Data segment:
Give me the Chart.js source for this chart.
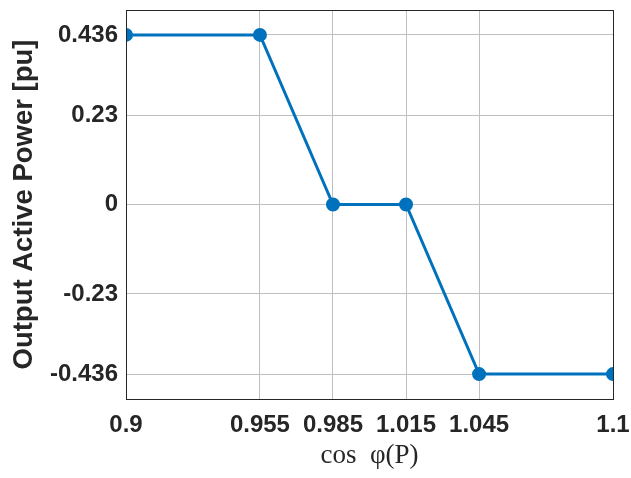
<!DOCTYPE html>
<html>
<head>
<meta charset="utf-8">
<script src="https://cdn.jsdelivr.net/npm/chart.js@4"></script>
<style>
  html, body { margin: 0; padding: 0; background: #fff; }
  #wrap { width: 631px; height: 478px; }
</style>
</head>
<body>
<div id="wrap"><canvas id="c" width="631" height="478"></canvas></div>
<script>
const powerFactor = [0.9, 0.955, 0.985, 1.015, 1.045, 1.1];
const outputPower = [0.436, 0.436, 0, 0, -0.436, -0.436];
const xTicks = [0.9, 0.955, 0.985, 1.015, 1.045, 1.1];
const yTicks = [-0.436, -0.23, 0, 0.23, 0.436];

const lineColor = '#0072BD';
const axisColor = '#262626';

// box around the plot area, like matlab's "box on"
const boxPlugin = {
  id: 'box',
  afterDraw(chart) {
    const {ctx, chartArea: a} = chart;
    ctx.save();
    ctx.strokeStyle = axisColor;
    ctx.lineWidth = 1;
    ctx.strokeRect(a.left + 0.5, a.top + 0.5, a.right - a.left, a.bottom - a.top);
    ctx.restore();
  }
};

new Chart(document.getElementById('c').getContext('2d'), {
  type: 'line',
  data: {
    datasets: [{
      data: powerFactor.map((x, i) => ({x, y: outputPower[i]})),
      borderColor: lineColor,
      backgroundColor: lineColor,
      borderWidth: 3,
      pointRadius: 5.5,
      pointHoverRadius: 5.5,
      fill: false,
      tension: 0,
    }]
  },
  options: {
    responsive: false,
    animation: false,
    layout: { padding: { top: 10, right: 18, left: 0, bottom: 0 } },
    plugins: { legend: { display: false }, tooltip: { enabled: false } },
    scales: {
      x: {
        type: 'linear',
        min: 0.9,
        max: 1.1,
        afterBuildTicks: scale => { scale.ticks = xTicks.map(v => ({value: v})); },
        afterFit: scale => { scale.height = 79; scale.paddingLeft = 0; scale.paddingRight = 0; },
        ticks: {
          color: axisColor,
          font: { family: 'Liberation Sans', size: 24, weight: 'bold' },
          padding: 12,
          maxRotation: 0,
          autoSkip: false,
          callback: v => String(v),
        },
        grid: { color: '#c0c0c0', tickLength: 0 },
        border: { color: axisColor },
        title: {
          display: true,
          text: 'cos\u2002\u03C6(P)',
          color: axisColor,
          font: { family: 'Liberation Serif', size: 27 },
          padding: { top: 0, bottom: 6 },
        },
      },
      y: {
        type: 'linear',
        min: -0.5,
        max: 0.5,
        afterBuildTicks: scale => { scale.ticks = yTicks.map(v => ({value: v})); },
        afterFit: scale => { scale.width = 126; scale.paddingTop = 0; scale.paddingBottom = 0; },
        ticks: {
          color: axisColor,
          font: { family: 'Liberation Sans', size: 24, weight: 'bold' },
          padding: 8,
          autoSkip: false,
          callback: v => String(v),
        },
        grid: { color: '#c0c0c0', tickLength: 0 },
        border: { color: axisColor },
        title: {
          display: true,
          text: 'Output Active Power [pu]',
          color: axisColor,
          font: { family: 'Liberation Sans', size: 27.5, weight: 'bold' },
          padding: { top: 8, bottom: 0 },
        },
      },
    },
  },
  plugins: [boxPlugin],
});
</script>
</body>
</html>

Exercise goal: Go from the first line of the listing to the line holding "const axisColor = '#262626';" and, please, transcribe those lines exactly, both included, with no pictures.

Solution to this task:
Give me the Chart.js source for this chart.
<!DOCTYPE html>
<html>
<head>
<meta charset="utf-8">
<script src="https://cdn.jsdelivr.net/npm/chart.js@4"></script>
<style>
  html, body { margin: 0; padding: 0; background: #fff; }
  #wrap { width: 631px; height: 478px; }
</style>
</head>
<body>
<div id="wrap"><canvas id="c" width="631" height="478"></canvas></div>
<script>
const powerFactor = [0.9, 0.955, 0.985, 1.015, 1.045, 1.1];
const outputPower = [0.436, 0.436, 0, 0, -0.436, -0.436];
const xTicks = [0.9, 0.955, 0.985, 1.015, 1.045, 1.1];
const yTicks = [-0.436, -0.23, 0, 0.23, 0.436];

const lineColor = '#0072BD';
const axisColor = '#262626';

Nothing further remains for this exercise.